При подобной конъюнктуре неудивительно, что в 1880–1890-х годах как грибы, выросли кафе, рестораны и клубы, обслуживавшие исключительно женщин: их клиентками становились офисные работницы и дамы, совершавшие в городе покупки. В некоторых лондонских отелях, например, "Провиденс" на Лестер-сквер, "дамский" и "мужской" залы были разделены - явление, неслыханное в Париже. В 1888 году выпускник колледжа Гертон открыл ресторан для женщин "Дороти" на Мортимер-стрит. "Чайные комнаты Лайонса", которые начали появляться в Лондоне в 1890-х годов, с их простым меню и nippies - девушками-официантками, тоже были явно ориентированы на женщин.

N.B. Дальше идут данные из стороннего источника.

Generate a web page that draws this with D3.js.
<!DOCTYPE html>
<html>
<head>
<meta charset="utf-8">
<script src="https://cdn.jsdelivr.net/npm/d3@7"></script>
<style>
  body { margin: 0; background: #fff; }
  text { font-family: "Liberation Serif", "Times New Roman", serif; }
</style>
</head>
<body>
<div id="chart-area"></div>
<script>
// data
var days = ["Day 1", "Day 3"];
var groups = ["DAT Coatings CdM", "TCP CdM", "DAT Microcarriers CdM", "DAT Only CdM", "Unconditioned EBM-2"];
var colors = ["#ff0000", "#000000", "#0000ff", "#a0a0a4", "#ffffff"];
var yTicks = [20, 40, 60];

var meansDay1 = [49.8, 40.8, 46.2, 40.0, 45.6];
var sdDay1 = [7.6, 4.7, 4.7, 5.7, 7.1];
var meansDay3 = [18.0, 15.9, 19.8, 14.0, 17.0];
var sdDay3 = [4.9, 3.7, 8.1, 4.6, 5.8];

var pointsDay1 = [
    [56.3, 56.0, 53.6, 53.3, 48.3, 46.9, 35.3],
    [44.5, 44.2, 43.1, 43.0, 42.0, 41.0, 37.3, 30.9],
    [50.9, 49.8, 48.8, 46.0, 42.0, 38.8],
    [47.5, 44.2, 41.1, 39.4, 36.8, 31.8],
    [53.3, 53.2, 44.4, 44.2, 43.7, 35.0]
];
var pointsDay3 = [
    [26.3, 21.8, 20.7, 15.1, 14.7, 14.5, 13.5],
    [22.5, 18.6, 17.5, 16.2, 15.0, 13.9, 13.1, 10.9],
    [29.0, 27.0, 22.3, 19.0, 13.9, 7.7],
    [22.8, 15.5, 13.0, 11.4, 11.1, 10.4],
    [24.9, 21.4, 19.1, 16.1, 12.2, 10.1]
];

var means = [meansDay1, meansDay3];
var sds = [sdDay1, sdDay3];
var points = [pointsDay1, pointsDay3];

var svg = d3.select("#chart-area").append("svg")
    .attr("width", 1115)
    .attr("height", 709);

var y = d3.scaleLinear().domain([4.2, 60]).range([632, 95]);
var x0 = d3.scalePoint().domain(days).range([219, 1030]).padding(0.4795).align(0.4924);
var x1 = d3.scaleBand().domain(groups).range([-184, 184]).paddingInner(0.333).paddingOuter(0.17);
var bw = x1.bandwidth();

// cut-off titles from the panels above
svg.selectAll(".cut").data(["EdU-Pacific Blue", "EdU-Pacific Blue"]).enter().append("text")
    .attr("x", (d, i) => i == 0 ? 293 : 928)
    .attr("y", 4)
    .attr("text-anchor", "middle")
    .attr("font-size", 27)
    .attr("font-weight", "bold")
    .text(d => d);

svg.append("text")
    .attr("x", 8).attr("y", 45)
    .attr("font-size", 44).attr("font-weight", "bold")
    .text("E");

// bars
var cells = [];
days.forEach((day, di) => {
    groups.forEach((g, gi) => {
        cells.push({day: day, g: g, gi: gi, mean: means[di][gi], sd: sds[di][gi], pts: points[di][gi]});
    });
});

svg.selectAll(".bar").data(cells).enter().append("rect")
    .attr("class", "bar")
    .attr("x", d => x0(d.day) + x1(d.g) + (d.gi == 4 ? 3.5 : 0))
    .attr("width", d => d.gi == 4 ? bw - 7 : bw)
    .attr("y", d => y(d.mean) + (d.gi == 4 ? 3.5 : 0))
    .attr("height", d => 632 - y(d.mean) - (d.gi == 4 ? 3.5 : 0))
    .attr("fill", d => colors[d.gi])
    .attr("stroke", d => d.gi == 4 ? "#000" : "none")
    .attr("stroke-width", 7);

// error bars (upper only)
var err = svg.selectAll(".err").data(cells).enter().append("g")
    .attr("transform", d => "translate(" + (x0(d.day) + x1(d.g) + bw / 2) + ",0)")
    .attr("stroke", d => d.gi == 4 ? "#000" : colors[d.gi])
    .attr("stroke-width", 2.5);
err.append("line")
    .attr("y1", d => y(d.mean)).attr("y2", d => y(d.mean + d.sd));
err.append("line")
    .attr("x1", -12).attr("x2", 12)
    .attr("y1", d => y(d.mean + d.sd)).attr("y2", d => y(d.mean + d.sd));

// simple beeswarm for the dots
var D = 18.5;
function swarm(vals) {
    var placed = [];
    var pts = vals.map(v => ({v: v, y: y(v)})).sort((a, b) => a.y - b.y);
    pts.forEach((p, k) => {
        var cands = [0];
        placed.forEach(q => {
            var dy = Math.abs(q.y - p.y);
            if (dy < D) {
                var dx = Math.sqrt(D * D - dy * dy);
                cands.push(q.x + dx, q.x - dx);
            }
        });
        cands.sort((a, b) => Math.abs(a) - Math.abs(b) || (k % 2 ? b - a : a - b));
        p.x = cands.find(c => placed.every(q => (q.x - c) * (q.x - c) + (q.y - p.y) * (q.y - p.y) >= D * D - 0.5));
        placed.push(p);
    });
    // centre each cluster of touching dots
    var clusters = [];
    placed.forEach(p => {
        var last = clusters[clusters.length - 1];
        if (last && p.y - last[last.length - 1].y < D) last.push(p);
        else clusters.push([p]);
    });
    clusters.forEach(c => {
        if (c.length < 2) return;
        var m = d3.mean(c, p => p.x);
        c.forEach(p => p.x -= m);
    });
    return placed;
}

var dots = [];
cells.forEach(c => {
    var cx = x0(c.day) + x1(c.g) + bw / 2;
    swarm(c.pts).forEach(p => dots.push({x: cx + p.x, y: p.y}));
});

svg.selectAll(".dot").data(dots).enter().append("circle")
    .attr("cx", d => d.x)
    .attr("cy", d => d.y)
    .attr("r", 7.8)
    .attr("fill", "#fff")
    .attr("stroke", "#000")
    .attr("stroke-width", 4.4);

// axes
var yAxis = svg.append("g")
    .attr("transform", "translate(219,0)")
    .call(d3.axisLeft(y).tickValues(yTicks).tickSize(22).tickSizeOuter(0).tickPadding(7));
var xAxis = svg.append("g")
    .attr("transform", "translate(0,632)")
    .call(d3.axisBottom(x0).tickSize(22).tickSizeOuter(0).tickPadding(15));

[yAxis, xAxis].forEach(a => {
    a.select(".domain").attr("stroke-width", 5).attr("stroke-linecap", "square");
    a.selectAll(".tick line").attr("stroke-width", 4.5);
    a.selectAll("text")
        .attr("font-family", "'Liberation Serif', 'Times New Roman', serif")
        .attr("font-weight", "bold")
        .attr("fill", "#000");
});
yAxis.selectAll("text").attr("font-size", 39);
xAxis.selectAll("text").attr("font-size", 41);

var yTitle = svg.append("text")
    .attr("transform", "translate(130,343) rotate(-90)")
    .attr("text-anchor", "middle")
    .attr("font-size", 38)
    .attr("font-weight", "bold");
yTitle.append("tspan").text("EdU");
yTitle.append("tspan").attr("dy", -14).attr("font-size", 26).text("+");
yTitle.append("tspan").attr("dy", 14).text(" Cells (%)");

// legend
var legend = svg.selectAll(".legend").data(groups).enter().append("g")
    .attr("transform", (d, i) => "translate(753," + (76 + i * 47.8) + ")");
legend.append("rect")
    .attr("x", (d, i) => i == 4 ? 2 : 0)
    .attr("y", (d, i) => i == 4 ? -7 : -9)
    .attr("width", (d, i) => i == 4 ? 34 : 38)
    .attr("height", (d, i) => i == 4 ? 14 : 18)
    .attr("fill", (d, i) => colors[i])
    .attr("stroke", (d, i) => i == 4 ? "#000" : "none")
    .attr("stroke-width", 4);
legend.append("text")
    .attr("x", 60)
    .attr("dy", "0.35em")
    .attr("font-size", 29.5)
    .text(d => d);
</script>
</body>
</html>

А знаменитые универмаги Вест-Энда не только предоставляли респектабельным женщинам пространство для покупок, но и давали возможность провести в городе целый день, благодаря наличию кафе и туалетов. "Скажи мне, что ты ешь, и я скажу тебе, кто ты!" - эта фраза Брилья-Саварина из книги "Физиология вкуса" (1825 года) стала крылатой.

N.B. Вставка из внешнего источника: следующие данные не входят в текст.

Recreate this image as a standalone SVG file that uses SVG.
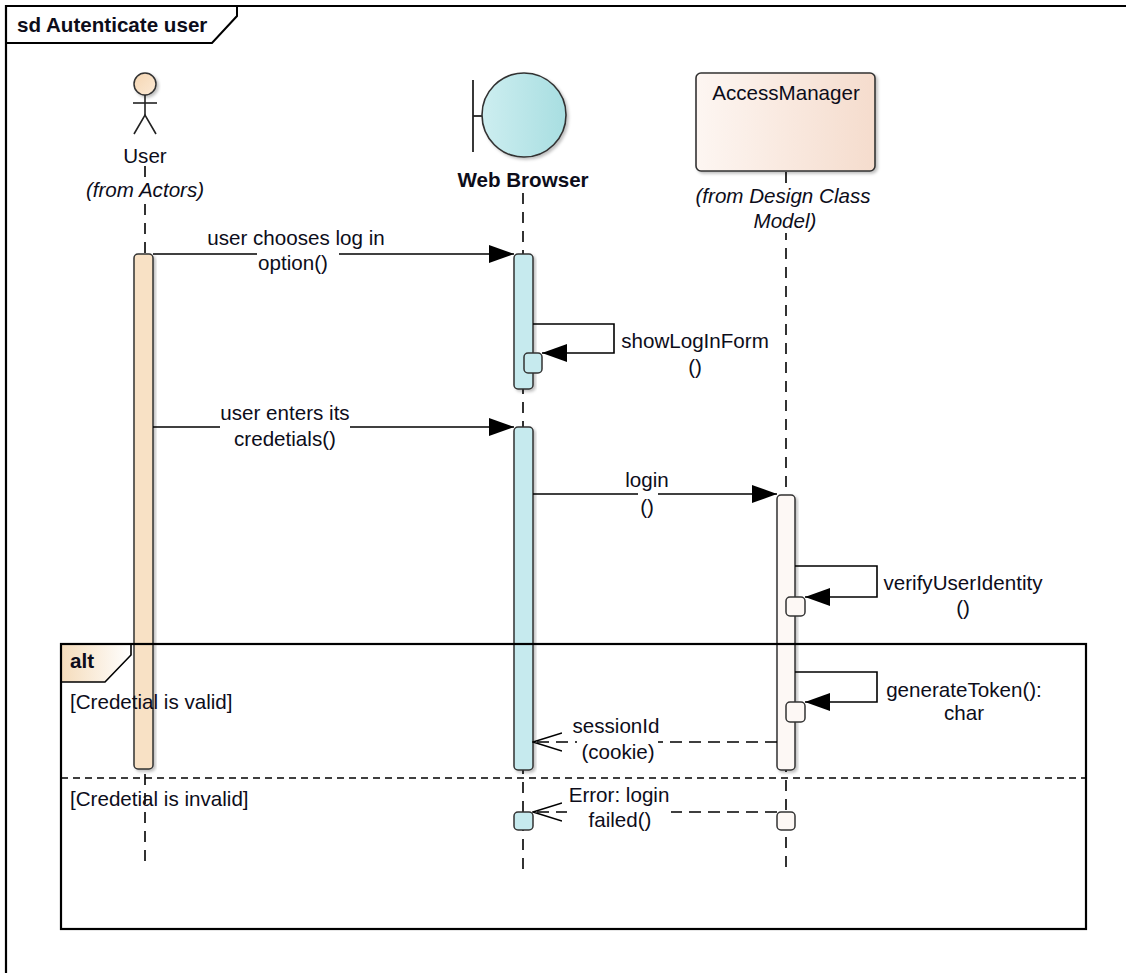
<svg xmlns="http://www.w3.org/2000/svg" width="1126" height="973" viewBox="0 0 1126 973">
<defs>
<linearGradient id="gHead" x1="0" y1="0" x2="1" y2="1"><stop offset="0" stop-color="#f5d6b2"/><stop offset="1" stop-color="#fbe9d5"/></linearGradient>
<linearGradient id="gBound" x1="0" y1="0" x2="1" y2="0"><stop offset="0" stop-color="#cdeef0"/><stop offset="1" stop-color="#a8dee1"/></linearGradient>
<linearGradient id="gClass" x1="0" y1="0" x2="1" y2="0"><stop offset="0" stop-color="#fdf6f2"/><stop offset="1" stop-color="#f5dccd"/></linearGradient>
<linearGradient id="gTab" x1="0" y1="0" x2="1" y2="0"><stop offset="0" stop-color="#f5dcbb"/><stop offset="1" stop-color="#ffffff"/></linearGradient>
<filter id="sh" x="-10%" y="-10%" width="130%" height="130%"><feDropShadow dx="2" dy="2" stdDeviation="1.5" flood-color="#000" flood-opacity="0.25"/></filter>
<marker id="fill" markerWidth="26" markerHeight="18" refX="25" refY="9" orient="auto" markerUnits="userSpaceOnUse"><path d="M0,0 L25,9 L0,18 Z" fill="#000"/></marker>
<marker id="open" markerWidth="30" markerHeight="22" refX="29" refY="11" orient="auto" markerUnits="userSpaceOnUse"><path d="M0,2 L29,11 L0,20" fill="none" stroke="#000" stroke-width="1.6"/></marker>
</defs>
<style>
text{font-family:"Liberation Sans",Arial,sans-serif;font-size:20.6px;fill:#0d0d1a}
.c{text-anchor:middle}
.i{font-style:italic}
.b{font-weight:bold}
.life{stroke:#000;stroke-width:1.6;stroke-dasharray:11 8;fill:none}
.msg{stroke:#000;stroke-width:1.6;fill:none}
.ret{stroke:#000;stroke-width:1.6;fill:none;stroke-dasharray:12 7}
.frm{fill:none;stroke:#000;stroke-width:2.2}
.ua{fill:#f8e1c5;stroke:#333;stroke-width:1.5}
.ba{fill:#c6eaee;stroke:#333;stroke-width:1.5}
.aa{fill:#fdf8f5;stroke:#333;stroke-width:1.5}
.bg{fill:#fff}
</style>
<rect width="1126" height="973" fill="#fff"/>

<g id="frame">
<path d="M6,973 L6,6 L1126,6" fill="none" stroke="#000" stroke-width="2.2"/>
<path d="M6,43 L212,43 L237,16 L237,6" fill="none" stroke="#000" stroke-width="2"/>
<text x="17" y="32" class="b">sd Autenticate user</text>
</g>

<g id="lifelines">
<line x1="145" y1="166" x2="145" y2="865" class="life"/>
<line x1="523" y1="193" x2="523" y2="870" class="life"/>
<line x1="786" y1="172" x2="786" y2="870" class="life"/>
</g>

<g id="node-user">
<circle cx="145" cy="84" r="11" fill="url(#gHead)" stroke="#333" stroke-width="1.5" filter="url(#sh)"/>
<line x1="145" y1="95" x2="145" y2="115" stroke="#222" stroke-width="1.6"/>
<line x1="133" y1="103" x2="157" y2="103" stroke="#222" stroke-width="1.6"/>
<path d="M134,134 L145,115 L156,134" fill="none" stroke="#222" stroke-width="1.6"/>
<text x="145" y="163" class="c">User</text>
<rect x="82" y="178" width="128" height="24" class="bg"/>
<text x="145" y="197" class="c i">(from Actors)</text>
<rect x="134" y="254" width="19" height="515" rx="4" class="ua" filter="url(#sh)"/>
</g>

<g id="node-browser">
<line x1="473" y1="80" x2="473" y2="152" stroke="#222" stroke-width="1.8"/>
<line x1="473" y1="116" x2="482" y2="116" stroke="#222" stroke-width="1.8"/>
<circle cx="524" cy="115" r="42" fill="url(#gBound)" stroke="#333" stroke-width="1.6" filter="url(#sh)"/>
<text x="523" y="187" class="c b">Web Browser</text>
<rect x="514" y="254" width="19" height="135" rx="4" class="ba" filter="url(#sh)"/>
<rect x="524" y="353" width="18" height="20" rx="4" class="ba"/>
<rect x="514" y="427" width="19" height="343" rx="4" class="ba" filter="url(#sh)"/>
<rect x="514" y="812" width="19" height="18" rx="4" class="ba"/>
</g>

<g id="node-accessmanager">
<rect x="696" y="73" width="179" height="98" rx="5" fill="url(#gClass)" stroke="#333" stroke-width="1.6" filter="url(#sh)"/>
<text x="786" y="100" class="c">AccessManager</text>
<rect x="692" y="183" width="184" height="50" class="bg"/>
<text x="783" y="203" class="c i">(from Design Class</text>
<text x="785" y="228" class="c i">Model)</text>
<rect x="777" y="495" width="18" height="275" rx="4" class="aa" filter="url(#sh)"/>
<rect x="786" y="597" width="19" height="19" rx="4" class="aa"/>
<rect x="786" y="702" width="19" height="20" rx="4" class="aa"/>
<rect x="777" y="812" width="18" height="18" rx="4" class="aa"/>
</g>

<g id="alt-fragment">
<path d="M61,644 L131,644 L131,655 L105,682 L61,682 Z" fill="url(#gTab)" stroke="#000" stroke-width="1.6"/>
<rect x="61" y="644" width="1025" height="285" class="frm"/>
<text x="70" y="668" class="b">alt</text>
<text x="70" y="709">[Credetial is valid]</text>
<line x1="61" y1="778" x2="1086" y2="778" stroke="#000" stroke-width="1.6" stroke-dasharray="7 5"/>
<text x="70" y="806">[Credetial is invalid]</text>
</g>

<g id="connectors">
<line x1="153" y1="254" x2="514" y2="254" class="msg" marker-end="url(#fill)"/>
<rect x="257" y="252" width="82" height="22" class="bg"/>
<text x="296" y="245" class="c">user chooses log in</text>
<text x="293" y="270" class="c">option()</text>

<path d="M533,324 L614,324 L614,353 L542,353" class="msg" marker-end="url(#fill)"/>
<text x="695" y="348" class="c">showLogInForm</text>
<text x="695" y="374" class="c">()</text>

<line x1="153" y1="427" x2="514" y2="427" class="msg" marker-end="url(#fill)"/>
<rect x="220" y="425" width="130" height="22" class="bg"/>
<text x="285" y="420" class="c">user enters its</text>
<text x="285" y="446" class="c">credetials()</text>

<line x1="533" y1="494" x2="777" y2="494" class="msg" marker-end="url(#fill)"/>
<rect x="638" y="492" width="20" height="22" class="bg"/>
<text x="647" y="487" class="c">login</text>
<text x="647" y="514" class="c">()</text>

<path d="M795,566 L877,566 L877,597 L805,597" class="msg" marker-end="url(#fill)"/>
<text x="963" y="590" class="c">verifyUserIdentity</text>
<text x="963" y="615" class="c">()</text>

<path d="M795,672 L877,672 L877,702 L805,702" class="msg" marker-end="url(#fill)"/>
<text x="964" y="697" class="c">generateToken():</text>
<text x="964" y="720" class="c">char</text>

<line x1="777" y1="742" x2="533" y2="742" class="ret" marker-end="url(#open)"/>
<rect x="577" y="738" width="81" height="10" class="bg"/>
<text x="616" y="733" class="c">sessionId</text>
<text x="618" y="759" class="c">(cookie)</text>

<line x1="777" y1="812" x2="533" y2="812" class="ret" marker-end="url(#open)"/>
<rect x="567" y="808" width="104" height="10" class="bg"/>
<text x="619" y="802" class="c">Error: login</text>
<text x="620" y="827" class="c">failed()</text>
</g>
</svg>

Ресторан - демократичный, космополитический - помог лондонцам и парижанам во многом избавиться от национальных стереотипов.

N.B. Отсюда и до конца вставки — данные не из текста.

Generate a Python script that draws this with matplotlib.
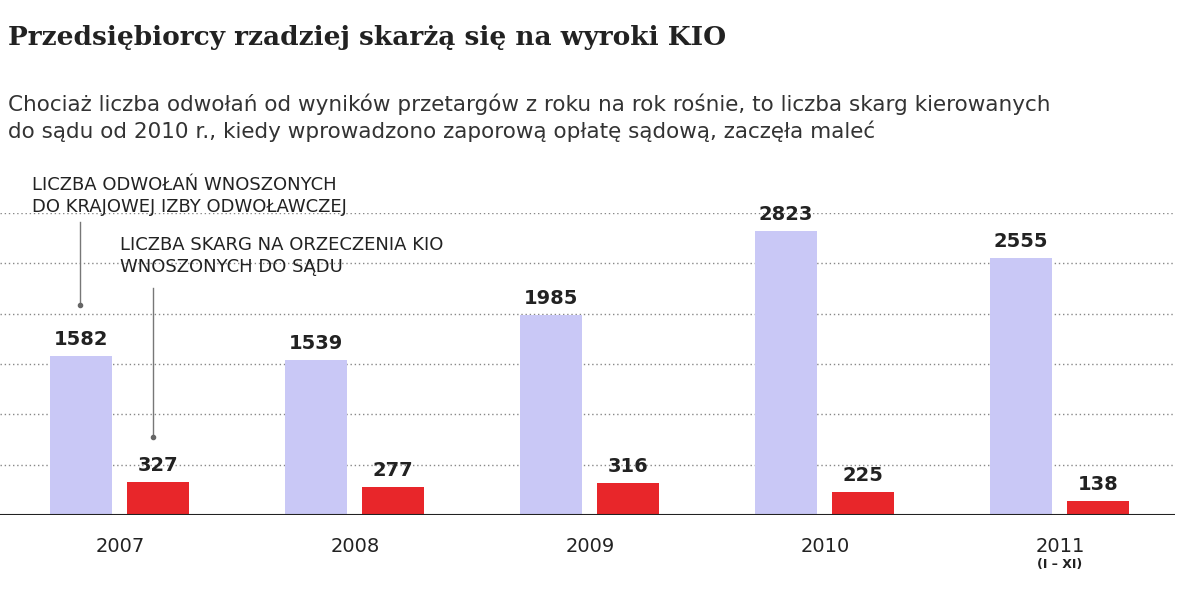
import matplotlib
matplotlib.use("Agg")
import matplotlib.pyplot as plt

years = ["2007", "2008", "2009", "2010", "2011"]
appeals = [1582, 1539, 1985, 2823, 2555]
complaints = [327, 277, 316, 225, 138]

W, H = 1200, 589
fig = plt.figure(figsize=(12, 5.89), dpi=100)
def fx(px): return px / W
def fy(py): return 1 - py / H

ax = fig.add_axes([0, fy(515), fx(1175), (515 - 213) / H])
ax.set_xlim(-0.511, 4.489)
ax.set_ylim(0, 3000)
x = list(range(len(years)))
bw = 62 / 235
xa = [i - 0.166 for i in x]
xc = [i + 0.162 for i in x]
ax.bar(xa, appeals, width=bw, color="#c9c8f6", zorder=2)
ax.bar(xc, complaints, width=bw, color="#e8262a", zorder=2)
for xi, v in zip(xa, appeals):
    ax.text(xi, v + 70, str(v), ha="center", va="bottom", fontsize=14, fontweight="bold", color="#222")
for xi, v in zip(xc, complaints):
    ax.text(xi, v + 70, str(v), ha="center", va="bottom", fontsize=14, fontweight="bold", color="#222")
for g in range(500, 3001, 500):
    ax.axhline(g, color="#888", linestyle=(0, (1, 2)), linewidth=1, zorder=1)
ax.axhline(0, color="#222", linewidth=1.5, zorder=3)
for s in ax.spines.values():
    s.set_visible(False)
ax.set_yticks([])
ax.set_xticks(x)
ax.set_xticklabels(years, fontsize=14, color="#222")
ax.tick_params(axis="x", length=0, pad=16)
ax.text(4, -430, "(I – XI)", ha="center", va="top", fontsize=9, fontweight="bold", color="#222")

fig.text(fx(8), fy(38), "Przedsiębiorcy rzadziej skarżą się na wyroki KIO", fontsize=19,
         fontweight="bold", family="DejaVu Serif", color="#222", va="center")
fig.text(fx(8), fy(118), "Chociaż liczba odwołań od wyników przetargów z roku na rok rośnie, to liczba skarg kierowanych\n"
         "do sądu od 2010 r., kiedy wprowadzono zaporową opłatę sądową, zaczęła maleć",
         fontsize=15.5, color="#333", va="center", linespacing=1.3)
fig.text(fx(32), fy(196), "LICZBA ODWOŁAŃ WNOSZONYCH\nDO KRAJOWEJ IZBY ODWOŁAWCZEJ", fontsize=13,
         color="#222", va="center", linespacing=1.25)
fig.text(fx(120), fy(256), "LICZBA SKARG NA ORZECZENIA KIO\nWNOSZONYCH DO SĄDU", fontsize=13,
         color="#222", va="center", linespacing=1.25)
for (px, y0, y1) in [(80, 222, 305), (153, 288, 437)]:
    fig.add_artist(plt.Line2D([fx(px), fx(px)], [fy(y0), fy(y1)], color="#777", linewidth=1))
    fig.add_artist(plt.Line2D([fx(px)], [fy(y1)], marker="o", markersize=3, color="#666"))
fig.savefig("out.png", dpi=100, facecolor="white")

Конечно, многие по-прежнему утверждали, что "французы живут, чтобы есть, а англичане едят, чтобы жить". Некоторые англичане даже гордились грубостью британской кухни, думая, что она защитит их от вредного французского влияния: ведь еще в 1570-м году лондонцы обвиняли поваров-французов, служивших в аристократических домах, в том, что они своей стряпней развращают души англичан, отучая их от простой здоровой пищи. Если французская еда была "искусно приправлена", то английская - просто "хорошо проварена", хотя по количеству ее было гораздо больше. На рисунках, которые мы обсуждали во вступлении, "парижанин в Лондоне" чаще всего представлялся щуплым, вертлявым и тонконогим господином в пестром камзоле, в то время как в Париже англичан изображали массивными, постоянно пускающими газы толстяками с плохим запахом изо рта. Как заметил Мерсье, такие клише часто помогали сохранить статус-кво в отношениях между нациями, живущими по разные стороны Ла-Манша. Как и в ситуации с другими предубеждениями, которые мы обсуждали в этой книге, детальный анализ позволяет увидеть более сложную, чем кажется на первый взгляд, картину. Наблюдая друг друга в обеденных залах ресторанов, лондонцы и парижане размышляли не только над вопросами диеты и вкуса, но и над отношением к семейной жизни, что мы уже обсуждали в первой главе. Мы видим, что описанные на страницах этой книги "места общепита" не могут быть четко расценены как "публичные" или "закрытые"; их даже можно лишь условно разделить на "британские" и "французские".